How To Flip A Heavy Day Like A Judo Throw

Surprisingly, happiness lies in a blast of adverse weather

Original image: giografiche/Pixabay

TODAY WAS THE SORT of January day we all dread – cold and grey, with north winds driving tiny needles of sleety rain hard into your face.

We don’t have the world’s harshest weather here in the north temperate zone but – trust me – today was horrible enough.

When you threw in the post-Christmas comedown, worrying rates of Covid infections, and the Government announcing another six-weeks of lockdown, it added up to the perfect excuse for just sitting around and feeling fed up.

Which is precisely why I went outside…

It’s often counterintuitive to tell yourself that you should pull your running shoes on and get out there – not least when 20 minutes of ‘out there’ will cost you most of the feeling in your hands and feet.

But I’ve learned over the years to trust this instinct to brave the elements.

I’ve seen often enough that – despite my natural inclination to sink down further under the duvet with a Twix – happiness lies in a good blast of adverse weather.

More precisely, happiness lies at the other end of a good blast of adverse weather…

After a mile, I’d get my breath and everything would be better”

Because, when I took my coat off and started to do laps of the park, my body still needed a whole lot of convincing that I was doing the right thing.

My creaky knees needed persuading to get going at all, but I was also shivering unpleasantly under my thin hoody and T-shirt, and had to remind myself that soon I’d be sweating despite the cold.

After a mile, I’d get my breath and everything would be better… After two or three miles, everything would be transformed…

And – Lo! So it proved. Within a few minutes, sweat was pouring into my eyes and I needed to peel the gloves off my suddenly overheating hands.

I ran four and a half miles – the most I’ve managed since I got injured last year – and then the cold moved in again. It chilled me down so rapidly that, post-stretch, my fingers could barely unlock my bike.

But I went home feeling twice the man I had before.

That brief blast of hardship had flipped my mood – like the judo throws I practised as a kid”

Somehow, life – my super-humdrum, bleak January life – seemed brighter and infinitely more joyous: I was ravenous for breakfast. I was desperate for a hot shower and some clean, dry clothes.

All at once, I felt grateful for central heating, washing machines, and other forms of civilisation that I usually take for granted.

That brief blast of hardship had flipped my mood – like the judo throws I practised when I was a kid.

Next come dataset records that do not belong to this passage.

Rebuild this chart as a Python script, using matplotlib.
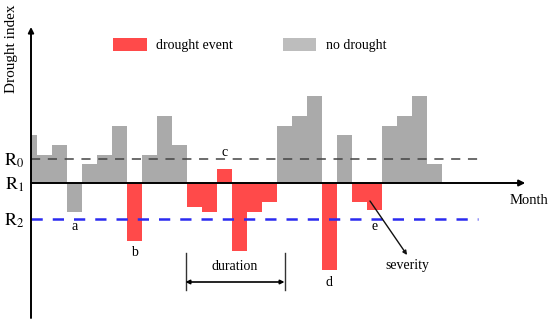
import matplotlib
matplotlib.use('Agg')
import matplotlib.pyplot as plt
from matplotlib.patches import Patch
import numpy as np

plt.rcParams['font.family'] = ['Liberation Serif', 'DejaVu Serif']
plt.rcParams['mathtext.fontset'] = 'stix'

# monthly drought index values (relative to R1 = 0)
months = np.arange(1, 29)
values = [4.8, 2.8, 3.8, -2.9, 1.9, 2.8, 5.7, -5.8, 2.8, 6.7, 3.8, -2.4, -2.9, 1.4,
          -6.8, -2.9, -1.9, 5.7, 6.7, 8.7, -8.7, 4.8, -1.9, -2.7, 5.7, 6.7, 8.7, 1.9]
drought = [0, 0, 0, 0, 0, 0, 0, 1, 0, 0, 0, 1, 1, 1,
           1, 1, 1, 0, 0, 0, 1, 0, 1, 1, 0, 0, 0, 0]
thresholds = [2.4, 0.0, -3.6]
threshold_labels = [r'$\mathrm{R}_0$', r'$\mathrm{R}_1$', r'$\mathrm{R}_2$']
event_labels = {4: 'a', 8: 'b', 14: 'c', 21: 'd', 24: 'e'}

red = '#ff4a4a'
grey = '#aaaaaa'

fig = plt.figure(figsize=(5.5, 3.26), dpi=100)
ax = fig.add_axes([31 / 550, 8 / 326, 519 / 550, 291 / 326])
ax.set_xlim(1.1, 35.7)
ax.set_ylim(-13.5, 15.6)

colors = [red if d else grey for d in drought]
ax.bar(months, values, width=1.0, color=colors, linewidth=0, zorder=2)

# threshold lines
ax.plot([1.1, 30.9], [thresholds[0]] * 2, color='#444444', lw=1.1,
        dashes=(6, 5), zorder=3)
ax.plot([1.1, 30.9], [thresholds[2]] * 2, color='#2b2bf0', lw=1.8,
        dashes=(4.5, 4), zorder=3)
ax.annotate('', xy=(34.05, 0), xytext=(1.1, 0),
            arrowprops=dict(arrowstyle='-|>', color='black', lw=1.4,
                            mutation_scale=9, shrinkA=0, shrinkB=0), zorder=4)
ax.annotate('', xy=(0, 1), xytext=(0, 0), xycoords='axes fraction',
            arrowprops=dict(arrowstyle='-|>', color='black', lw=1.4,
                            mutation_scale=8, shrinkA=0, shrinkB=0), zorder=4)

for s in ax.spines.values():
    s.set_visible(False)
ax.set_xticks([])
ax.set_yticks(thresholds)
ax.set_yticklabels(threshold_labels, fontsize=13)
ax.tick_params(axis='y', length=0, pad=5)

# event letters
for m, lab in event_labels.items():
    v = values[m - 1]
    y = v + 1.7 if v > 0 else v - 1.2
    if lab == 'a' or lab == 'e':
        y = -4.4
    ax.text(m, y, lab, ha='center', va='center', fontsize=10)

# duration marker
for xx in [11.4, 18.0]:
    ax.plot([xx, xx], [-7.0, -10.7], color='#333333', lw=1.0)
ax.annotate('', xy=(18.0, -9.9), xytext=(11.4, -9.9),
            arrowprops=dict(arrowstyle='<|-|>', color='black', lw=1.2,
                            mutation_scale=6, shrinkA=0, shrinkB=0))
ax.text(14.7, -8.4, 'duration', ha='center', va='center', fontsize=10)

# severity
ax.annotate('', xy=(26.17, -7.2), xytext=(23.7, -1.8),
            arrowprops=dict(arrowstyle='-|>', color='#111111', lw=1.0,
                            mutation_scale=6, shrinkA=0, shrinkB=0))
ax.text(26.17, -8.3, 'severity', ha='center', va='center', fontsize=10)

fig.text(548 / 550, 1 - 200 / 326, 'Month', ha='right', va='center', fontsize=10.5)
fig.text(12 / 550, 1 - 49 / 326, 'Drought index', rotation=90,
         ha='center', va='center', fontsize=11)

handles = [Patch(facecolor=red, edgecolor='none'),
           Patch(facecolor='#bdbdbd', edgecolor='none')]
fig.legend(handles, ['drought event', 'no drought'], ncol=2, frameon=False,
           loc='center', bbox_to_anchor=(250 / 550, 1 - 45 / 326),
           fontsize=10, handlelength=2.4, handleheight=1.1,
           handletextpad=0.7, columnspacing=3.6)

fig.savefig('out.png', dpi=100)
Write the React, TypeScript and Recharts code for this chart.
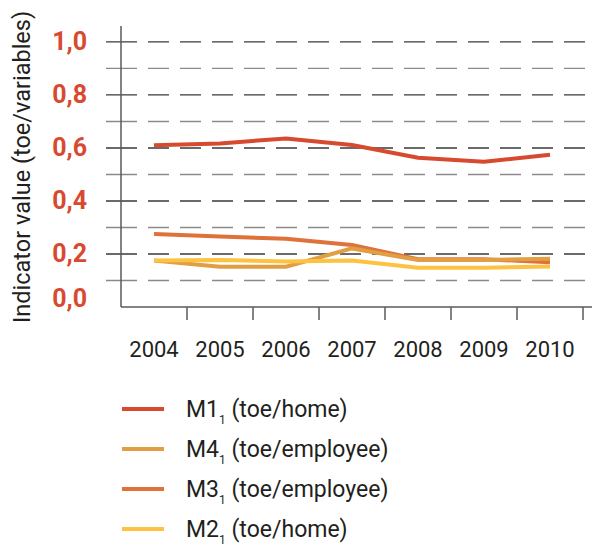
import React from "react";
import { LineChart, Line, XAxis, YAxis, ReferenceLine } from "recharts";

const years = ["2004", "2005", "2006", "2007", "2008", "2009", "2010"];
const m1 = [0.61, 0.617, 0.636, 0.611, 0.563, 0.548, 0.574];
const m3 = [0.275, 0.266, 0.257, 0.234, 0.18, 0.18, 0.169];
const m4 = [0.175, 0.152, 0.152, 0.221, 0.177, 0.177, 0.182];
const m2 = [0.175, 0.177, 0.172, 0.175, 0.148, 0.148, 0.153];
const yTicks = [0, 0.2, 0.4, 0.6, 0.8, 1.0];
const gridValues = [0.1, 0.2, 0.3, 0.4, 0.5, 0.6, 0.7, 0.8, 0.9, 1.0];

const series = [
  { key: "m1", name: "M1", unit: "(toe/home)", color: "#d84a2f" },
  { key: "m4", name: "M4", unit: "(toe/employee)", color: "#e29e43" },
  { key: "m3", name: "M3", unit: "(toe/employee)", color: "#df713a" },
  { key: "m2", name: "M2", unit: "(toe/home)", color: "#fdc241" },
];

const data = years.map((year, i) => ({
  x: i + 0.5,
  year,
  m1: m1[i],
  m2: m2[i],
  m3: m3[i],
  m4: m4[i],
}));

const FONT = "Roboto, sans-serif";
const INK = "#231f20";
const dash = "31 11 " + Array(13).fill("21 11").join(" ") + " 21 400";

const XTick = (props: any) => {
  const { x, y, payload } = props;
  const v = payload.value;
  if (Number.isInteger(v)) {
    return <line x1={x} x2={x} y1={y} y2={y + 13} stroke="#5a5a5a" strokeWidth={1.5} />;
  }
  const idx = Math.floor(v);
  return (
    <text x={x} y={y + 50} textAnchor="middle" fontFamily={FONT} fontSize={22} fill={INK}>
      {years[idx]}
    </text>
  );
};

const YTick = (props: any) => {
  const { y, payload } = props;
  const v = payload.value;
  return (
    <text
      x={87}
      y={y + (v === 0 ? -8 : 0)}
      dy={8}
      textAnchor="end"
      fontFamily={FONT}
      fontWeight={700}
      fontSize={25}
      fill="#d84a2f"
    >
      {v.toFixed(1).replace(".", ",")}
    </text>
  );
};

export default function App() {
  return (
    <div style={{ position: "absolute", left: 0, top: 0, width: 592, height: 545, background: "#fff" }}>
      <LineChart width={592} height={380} data={data} margin={{ top: 26, right: 0, left: 0, bottom: 23 }}>
        <XAxis
          dataKey="x"
          type="number"
          domain={[0, 471 / 66]}
          ticks={[0.5, 1, 1.5, 2, 2.5, 3, 3.5, 4, 4.5, 5, 5.5, 6, 6.5, 7]}
          tick={<XTick />}
          tickLine={false}
          tickSize={0}
          tickMargin={0}
          height={50}
          axisLine={{ stroke: "#5a5a5a", strokeWidth: 1.5 }}
          allowDataOverflow
        />
        <YAxis
          type="number"
          domain={[0, 1.06]}
          ticks={yTicks}
          tick={<YTick />}
          tickLine={false}
          width={121}
          axisLine={{ stroke: "#5a5a5a", strokeWidth: 1.5 }}
          allowDataOverflow
          label={() => (
            <text
              transform="translate(30,167) rotate(-90)"
              textAnchor="middle"
              fontFamily={FONT}
              fontSize={23.5}
              fill={INK}
            >
              Indicator value (toe/variables)
            </text>
          )}
        />
        {gridValues.map((g, i) => (
          <ReferenceLine
            key={g}
            segment={[
              { x: -15 / 66, y: g },
              { x: 464 / 66, y: g },
            ]}
            ifOverflow="visible"
            stroke={i % 2 === 1 ? "#3a3a3a" : "#8a8a8a"}
            strokeWidth={1.4}
            strokeDasharray={dash}
          />
        ))}
        <Line dataKey="m1" stroke="#d84a2f" strokeWidth={4} dot={false} isAnimationActive={false} />
        <Line dataKey="m3" stroke="#df713a" strokeWidth={4} dot={false} isAnimationActive={false} />
        <Line dataKey="m4" stroke="#e29e43" strokeWidth={4} dot={false} isAnimationActive={false} />
        <Line dataKey="m2" stroke="#fdc241" strokeWidth={4} dot={false} isAnimationActive={false} />
      </LineChart>
      {series.map((s, i) => (
        <div
          key={s.key}
          style={{
            position: "absolute",
            left: 122,
            top: 409 + i * 40 - 15,
            height: 30,
            display: "flex",
            alignItems: "center",
            fontFamily: FONT,
            fontSize: 23,
            color: INK,
            whiteSpace: "nowrap",
          }}
        >
          <span style={{ display: "inline-block", width: 42, height: 4, background: s.color, marginRight: 22 }} />
          <span style={{ color: INK }}>
            {s.name}
            <span style={{ fontSize: 12, position: "relative", top: 7, color: INK }}>1</span> {s.unit}
          </span>
        </div>
      ))}
    </div>
  );
}
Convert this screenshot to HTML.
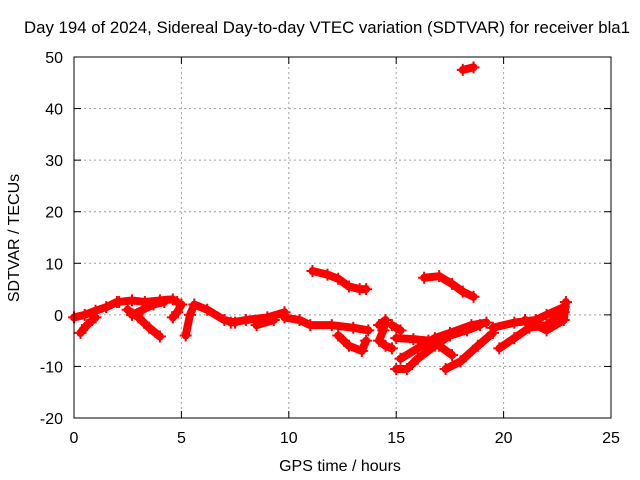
<!DOCTYPE html>
<html><head><meta charset="utf-8"><style>
body{margin:0;background:#fff}
svg{display:block;font-family:"Liberation Sans",sans-serif;font-size:16px}
</style></head><body>
<svg id="chart" width="640" height="480">
<text x="327" y="33" text-anchor="middle" font-size="16.8">Day 194 of 2024, Sidereal Day-to-day VTEC variation (SDTVAR) for receiver bla1</text>
<g id="grid"></g>
<g id="ticks"></g>
<g id="data"></g>
<rect x="74" y="57" width="537" height="361" fill="none" stroke="#000" stroke-width="1"/>
<text x="340" y="471" text-anchor="middle">GPS time / hours</text>
<text transform="translate(19,238) rotate(-90)" text-anchor="middle">SDTVAR / TECUs</text>
</svg>
<script>
const xTicks=[0,5,10,15,20,25];
const yTicks=[-20,-10,0,10,20,30,40,50];
const tracks=[
[[0,-0.5],[0.5,0],[1,0.8],[1.5,1.5],[2,2.5]],
[[0.3,-3.5],[0.6,-2],[1,-0.5]],
[[2.1,2.5],[2.7,2.8],[3.3,2.5],[4,2.8],[4.6,3],[4.8,2.5]],
[[2.5,1],[3,-0.5],[3.5,-2.5],[4,-4.2]],
[[2.7,0],[3.2,1],[3.7,2],[4.2,2.5]],
[[4.6,-0.5],[4.8,0.5],[5,2]],
[[5.2,-4],[5.4,0],[5.6,2],[6.2,1],[7,-1],[7.5,-1.5]],
[[7.3,-1.5],[8,-1],[9,-0.5],[9.8,0.5]],
[[8.5,-2],[9.3,-1]],
[[9.8,-0.5],[10.5,-1],[11,-2],[12,-2],[13,-2.5],[13.7,-3]],
[[12.3,-4],[12.8,-6],[13.4,-7],[13.6,-5]],
[[11.1,8.5],[11.8,7.8],[12.3,7],[12.8,5.5],[13.3,5],[13.6,5]],
[[14.2,-2],[14.5,-1],[14.4,-3],[14.2,-5],[14.5,-6],[14.8,-6.5]],
[[14.8,-2],[15.2,-3]],
[[15,-4.5],[15.8,-4.7],[16.5,-5],[17,-6],[17.6,-7.8]],
[[15,-10.5],[15.5,-10.5],[16,-8.5],[16.8,-6],[17.5,-4],[18.3,-3],[18.9,-2]],
[[15.2,-8.5],[16,-6.5],[16.8,-4.5],[17.5,-3.5],[18.5,-2],[19.2,-1.5]],
[[17.3,-10.5],[18,-9],[18.8,-6],[19.5,-3.5]],
[[16.3,7.2],[17,7.5],[17.6,6],[18.1,4.5],[18.6,3.5]],
[[18.1,47.5],[18.6,48]],
[[19.5,-2.5],[20.5,-1.5],[21.5,-1],[22,0],[22.8,1.5]],
[[19.8,-6.5],[20.5,-4.5],[21.2,-2.5],[22,-2],[22.8,0.5]],
[[21,-1],[22,-3],[22.8,-1],[22.9,2.5]]
];
const X=t=>74+t*537/25, Y=v=>418-(v+20)*361/70;
const NS="http://www.w3.org/2000/svg";
const grid=document.getElementById('grid'),ticks=document.getElementById('ticks'),data=document.getElementById('data');
function mk(tag,attrs,parent){const e=document.createElementNS(NS,tag);for(const k in attrs)e.setAttribute(k,attrs[k]);parent.appendChild(e);return e;}
xTicks.forEach(t=>{
 if(t>0&&t<25){const l=mk('line',{x1:X(t),x2:X(t),y1:57,y2:418,stroke:'#a0a0a0','stroke-dasharray':'2,3'},grid);
 
 }
 mk('line',{x1:X(t),x2:X(t),y1:418,y2:411,stroke:'#000'},ticks);
 mk('line',{x1:X(t),x2:X(t),y1:57,y2:64,stroke:'#000'},ticks);
 const tx=mk('text',{x:X(t),y:443,'text-anchor':'middle'},ticks);tx.textContent=t;
 
 
});
yTicks.forEach(v=>{
 if(v>-20&&v<50){const l=mk('line',{x1:74,x2:611,y1:Y(v),y2:Y(v),stroke:'#a0a0a0','stroke-dasharray':'2,3'},grid);
 
 }
 mk('line',{x1:74,x2:81,y1:Y(v),y2:Y(v),stroke:'#000'},ticks);
 mk('line',{x1:611,x2:604,y1:Y(v),y2:Y(v),stroke:'#000'},ticks);
 const tx=mk('text',{x:63,y:Y(v)+6,'text-anchor':'end'},ticks);tx.textContent=v;
 
 
});
tracks.forEach(tr=>{
 const p=mk('polyline',{points:tr.map(d=>X(d[0])+','+Y(d[1])).join(' '),fill:'none',stroke:'#f00','stroke-width':8,'stroke-linejoin':'round','stroke-linecap':'round'},data);
 
 
 tr.forEach(d=>{
  const m=mk('path',{d:`M${X(d[0])-6},${Y(d[1])}h12M${X(d[0])},${Y(d[1])-6}v12`,stroke:'#f00','stroke-width':2},data);
  
  
 });
});
</script>
</body></html>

In Judo, the skill lies in using your opponent’s own heaviness against them – causing them to overbalance and topple to the floor.

And what could be heavier – psychologically speaking – than a dull, return-to-reality January day, when the release of Spring and a world without coronavirus both seem unbearably far away?

But, if we can find ways to flip even crushing days like today, perhaps there’s hope for us yet.